座談会後半では、西洋に追いつき追い越せ、という動きが一段落したあとには、再び「日本」や「東洋」が問題になるはずだ、という話題で参加者の話が弾んでいます。山根銀二は、当時、日本音楽や中国の動向に関心を寄せていたようで、日本音楽の吉川先生、東洋音楽の岸辺先生と意気投合しているような文面になっています。

これが「手打ちの席」なのだとしたら、山根に調子を合わせて、機嫌を取っていると読むこともできるかもしれません。編集後記の「何らかの形で役に立つのではないかと思います」という棒読みは、こうした議論が当時の“気鋭の若手”にまったく響かなかったことを伺わせます。

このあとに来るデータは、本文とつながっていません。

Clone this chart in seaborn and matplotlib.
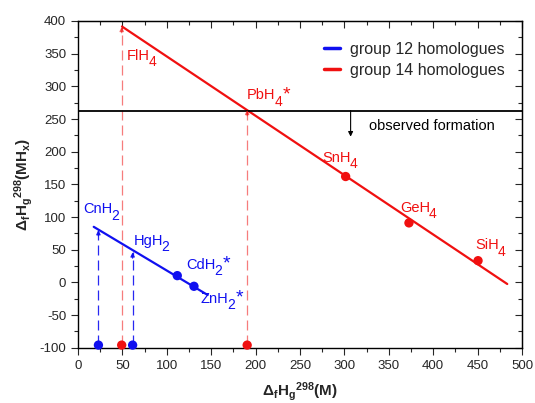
import matplotlib
matplotlib.use("Agg")
import matplotlib.pyplot as plt
import seaborn as sns
import pandas as pd

# --- data -------------------------------------------------------------
# group 12 hydrides: atomisation enthalpy of metal vs. formation enthalpy
g12_names = [("CdH", "2", True), ("ZnH", "2", True)]
g12_x = [111.8, 130.6]
g12_y = [10.3, -6.0]
g12_line_x = [17.7, 146.0]
g12_line_y = [85.0, -19.3]

# group 14 hydrides
g14_names = [("SnH", "4", False), ("GeH", "4", False), ("SiH", "4", False)]
g14_x = [301.4, 372.7, 450.5]
g14_y = [162.0, 91.0, 33.2]
g14_line_x = [49.5, 483.4]
g14_line_y = [391.6, -2.5]

# heavy elements: metal enthalpy (on axis) and predicted hydride value
heavy12_names = [("CnH", "2", False), ("HgH", "2", False)]
heavy12_x = [23.0, 61.5]
heavy12_pred = [80.0, 46.0]
heavy14_names = [("FlH", "4", False), ("PbH", "4", True)]
heavy14_x = [49.2, 190.5]
heavy14_pred = [391.0, 264.0]
axis_y = -96.0

observed_limit = 263.0

x_ticks = list(range(0, 501, 50))
y_ticks = list(range(-100, 401, 50))

BLUE = "#1010f0"
RED = "#f01010"

# --- style ------------------------------------------------------------
sns.set_style("ticks")
plt.rcParams["font.family"] = ["Liberation Sans", "DejaVu Sans"]
plt.rcParams["axes.unicode_minus"] = False
plt.rcParams["mathtext.fontset"] = "custom"
plt.rcParams["mathtext.rm"] = "Liberation Sans"
plt.rcParams["mathtext.it"] = "Liberation Sans:italic"
plt.rcParams["mathtext.bf"] = "Liberation Sans:bold"

fig = plt.figure(figsize=(5.35, 4.03), dpi=100)
ax = fig.add_axes([0.1458, 0.1372, 0.8299, 0.8107])

# fitted trend lines
lines = pd.concat([
    pd.DataFrame({"x": g12_line_x, "y": g12_line_y, "group": "group 12 homologues"}),
    pd.DataFrame({"x": g14_line_x, "y": g14_line_y, "group": "group 14 homologues"}),
])
sns.lineplot(data=lines, x="x", y="y", hue="group", palette=[BLUE, RED],
             linewidth=1.6, ax=ax, legend=True, sort=False, estimator=None)

# measured hydrides
sns.scatterplot(x=g12_x, y=g12_y, color=BLUE, s=45, edgecolor="none", ax=ax, legend=False)
sns.scatterplot(x=g14_x, y=g14_y, color=RED, s=45, edgecolor="none", ax=ax, legend=False)

# metal enthalpies along the bottom
sns.scatterplot(x=heavy12_x, y=[axis_y] * 2, color=BLUE, s=45, edgecolor="none",
                ax=ax, legend=False, zorder=5, clip_on=False)
sns.scatterplot(x=heavy14_x, y=[axis_y] * 2, color=RED, s=45, edgecolor="none",
                ax=ax, legend=False, zorder=5, clip_on=False)

# dashed projections from the metal value onto the trend line
for xs, tops, col, alpha in [(heavy12_x, heavy12_pred, BLUE, 0.9),
                             (heavy14_x, heavy14_pred, RED, 0.55)]:
    for x, top in zip(xs, tops):
        ax.plot([x, x], [axis_y, top], color=col, lw=0.9, alpha=alpha,
                dashes=(8, 4))
        ax.annotate("", xy=(x, top), xytext=(x, top - 9),
                    arrowprops=dict(arrowstyle="-|>", color=col, lw=0.9,
                                    alpha=alpha, mutation_scale=6,
                                    shrinkA=0, shrinkB=0))

# observed formation threshold
ax.axhline(observed_limit, color="black", lw=1.3)
ax.annotate("", xy=(307, observed_limit - 40), xytext=(307, observed_limit),
            arrowprops=dict(arrowstyle="-|>", color="black", lw=0.8,
                            mutation_scale=7, shrinkA=0, shrinkB=0))
ax.text(328, 233.4, "observed formation", fontsize=10.5, color="black")


def formula(x, y, base, sub, star, color):
    """Chemical formula with a dropped subscript and optional raised asterisk."""
    t = ax.text(x, y, base, color=color, fontsize=10.5, va="baseline", ha="left")
    s = ax.annotate(sub, xy=(1, 0), xycoords=t, xytext=(-0.8, -2.5),
                    textcoords="offset points", color=color, fontsize=10,
                    va="baseline", ha="left")
    if star:
        ax.annotate("*", xy=(1, 0), xycoords=(s, t), xytext=(0.5, 2.2),
                    textcoords="offset points", color=color, fontsize=14,
                    va="baseline", ha="left")


# label positions (baseline, left edge) in data units
label_pos = {
    "CnH": (5.6, 106.0), "HgH": (62.3, 57.3), "CdH": (121.6, 20.5),
    "ZnH": (138.0, -31.0), "FlH": (55.2, 340.6), "PbH": (190.3, 280.4),
    "SnH": (275.5, 184.8), "GeH": (362.6, 108.3), "SiH": (447.0, 50.7),
}
for names, col in [(heavy12_names + g12_names, BLUE),
                   (heavy14_names + g14_names, RED)]:
    for base, sub, star in names:
        x, y = label_pos[base]
        formula(x, y, base, sub, star, col)

# axes
ax.set_xlim(0, 500)
ax.set_ylim(-100, 400)
ax.set_xticks(x_ticks)
ax.set_yticks(y_ticks)
ax.set_xticks(list(range(25, 500, 50)), minor=True)
ax.set_yticks(list(range(-75, 400, 50)), minor=True)
ax.tick_params(which="major", direction="out", length=5, width=0.8, labelsize=9.5)
ax.tick_params(which="minor", direction="out", length=3, width=0.8)
for side in ["top", "right", "left", "bottom"]:
    ax.spines[side].set_visible(True)
    ax.spines[side].set_linewidth(1.0)
    ax.spines[side].set_color("black")

top = ax.secondary_xaxis("top")
top.set_xticks(x_ticks)
top.set_xticks(list(range(25, 500, 50)), minor=True)
top.tick_params(which="major", direction="in", length=5, width=0.8, labeltop=False)
top.tick_params(which="minor", direction="in", length=3, width=0.8)
right = ax.secondary_yaxis("right")
right.set_yticks(y_ticks)
right.set_yticks(list(range(-75, 400, 50)), minor=True)
right.tick_params(which="major", direction="in", length=5, width=0.8, labelright=False)
right.tick_params(which="minor", direction="in", length=3, width=0.8)

ax.set_xlabel(r"$\mathbf{\Delta_f H_g{}^{298}(M)}$", fontsize=11, labelpad=6)
ax.set_ylabel(r"$\mathbf{\Delta_f H_g{}^{298}(MH_x)}$", fontsize=11, labelpad=3)

leg = ax.legend(loc="upper right", bbox_to_anchor=(0.975, 0.955), frameon=False,
                fontsize=11.5, handlelength=1.0, handletextpad=0.6,
                labelspacing=0.35, borderaxespad=0)
for h in leg.get_lines():
    h.set_linewidth(2.5)

fig.savefig("out.png", dpi=100)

しかし、改めて思い返してみると、山根・服部論争の発端は、第4回大会での岸辺成雄の発表です(1953年11月8日、岸辺成雄「世界音楽史の構想試案」)。発表後の研究討論会の席に山根銀二は「突然現われ」たそうですから、彼は発表そのものを聞いていないのでしょう。そして服部幸三は、山根の「岸辺成雄氏を擁護する姿勢」が「形式的」だった(真意は違った)と書いていますが、上の座談会で岸辺と山根が語り合うのを読むと、当人同士の話は、ちゃんとかみ合っています。

もしかすると、山根銀二は、『音楽藝術』で適宜報じられていた音楽学会の動向に素直に関心を抱いていたのではないか。だからこそ、多忙なスケジュールを割いて、(岸辺の発表には間に合わなかったけれども)上野の東京藝大へ足を運んだのではないか。発表そのものを聞かずに発言するのは確かに不作法であり、多少ピントのぼけた話をしてしまったかもしれないけれども、自身も東洋音楽に関心を持っていたので、率直に「岸辺成雄氏を擁護」しようとしたのではないか? 売り言葉に買い言葉で、1時間も言い争っていれば、それだけではないところへ話が飛び火したかもしれませんが、服部幸三が噛みついたのは、山根銀二を誤解して、世間に流布するダーティーなイメージ(山根は演奏会を聴かずに批評を書いた、という風説がまことしやかに囁かれていたらしい)に惑わされた勇み足だった可能性がありはしなかったのでしょうか?

真相はどうだったのか? 「山根・服部論争」の記録が、もし残っているのであれば、是非公開して頂きたいです。